Where do career practitioners come from?

Having spent well over 20 years in the career development field in New Zealand, and having taken part in the first ever survey of members of the Career Development Association of New Zealand (CDANZ) in 2012, I think I see some common practitioner experiences.

Bennet suggests that all research should be “a systematic, careful inquiry or examination to discover new information or relationships and to expand/verify existing knowledge for some specified purpose” (1991, p. 68). While I have not explored these emergent patterns systematically and carefully, I suspect there is a common background amongst those of us who have arrived in the careers field. I suspect that we are generalists who have tried a LOT of things. We have had many jobs, changed roles regularly, been adaptable, and had a crack at most things. We have been the go-to people in our organisations to ask about making change.

Somewhere along the way, that broad range of skills we have developed to help ourselves, and having been go-to people for how to tackle something new, has let us help others. We are usually older: we come to career development later in life. And lo! We arrive, embryonic career practitioners! Then of course we have to learn the theory and the structures that allow us to become experienced professionals.
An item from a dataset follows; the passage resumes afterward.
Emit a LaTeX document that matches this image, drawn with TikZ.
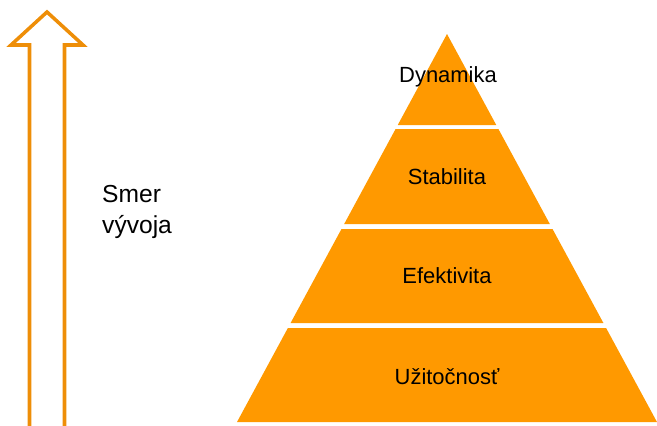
\documentclass[tikz,border=0pt]{standalone}
\usepackage{fontspec}
\setmainfont{Liberation Sans}
\usetikzlibrary{calc}
\definecolor{pyrorange}{HTML}{FF9900}
\definecolor{arroworange}{HTML}{EE8E08}
\def\pyrx#1#2{{447#1(#2-34)*0.5412}}

\begin{document}
\begin{tikzpicture}[x=0.02cm, y=-0.02cm]
		\tikzset{band/.style={fill=pyrorange, draw=none},
			bandlabel/.style={font=\fontsize{12.5}{15}\selectfont, text=black},
			arrowline/.style={draw=arroworange, line width=2pt, line join=miter}}
		\useasboundingbox (0, 0) rectangle (657, 426);
		%%%%% START %%%%%
		% arrow
		\draw[arrowline] (29.5, 440) -- (29.5, 45) -- (11, 45) -- (47, 12) -- (83, 45) -- (64.5, 45) -- (64.5, 440);
		\node[anchor=west, align=left, font=\fontsize{14}{17.6}\selectfont] (smer) at (96, 212) {Smer\\vývoja};
		
		% pyramid
		\fill[band] (447, 34) -- (\pyrx+{125}, 125) -- (\pyrx-{125}, 125) -- cycle;
		\foreach \t/\b in {129/224, 229/323, 328/422}
			\fill[band] (\pyrx-{\t}, \t) -- (\pyrx+{\t}, \t) -- (\pyrx+{\b}, \b) -- (\pyrx-{\b}, \b) -- cycle;
		
		\node[bandlabel] (dynamika) at (448, 77) {Dynamika};
		\node[bandlabel] (stabilita) at (447, 177) {Stabilita};
		\node[bandlabel] (efektivita) at (447, 276) {Efektivita};
		\node[bandlabel] (uzitocnost) at (447, 377) {Užitočnosť};
		%%%%% END %%%%%
	\end{tikzpicture}
\end{document}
Of course, being members of a common professional organisation (CDANZ), has encouraged all us to up-skill, to learn more about the underpinning theories in our field, and to continue to expand our horizons. It also means that the skills we bring from our original fields cross-pollinates what we do, and the theory, tools and ideas which can be used in the careers field are many and varied.

As I said
, this is a suspicion of mine, driven by the data from the CDANZ survey of career practitioners. The respondents were often people whom, when I have talked with them, have a very broad range of work experiences; have a large dollop of seeking self-improvement and the drive to take action paired with that; and helpers.


I would be very interested to hear what others in the field think.


Sam
  • Reference: Bennett, R. (1991). Chapter 5: What is Management Research? In N. Smith & P. Dainty (Eds.) The Management Research Handbook (pp. 67-78). Routledge.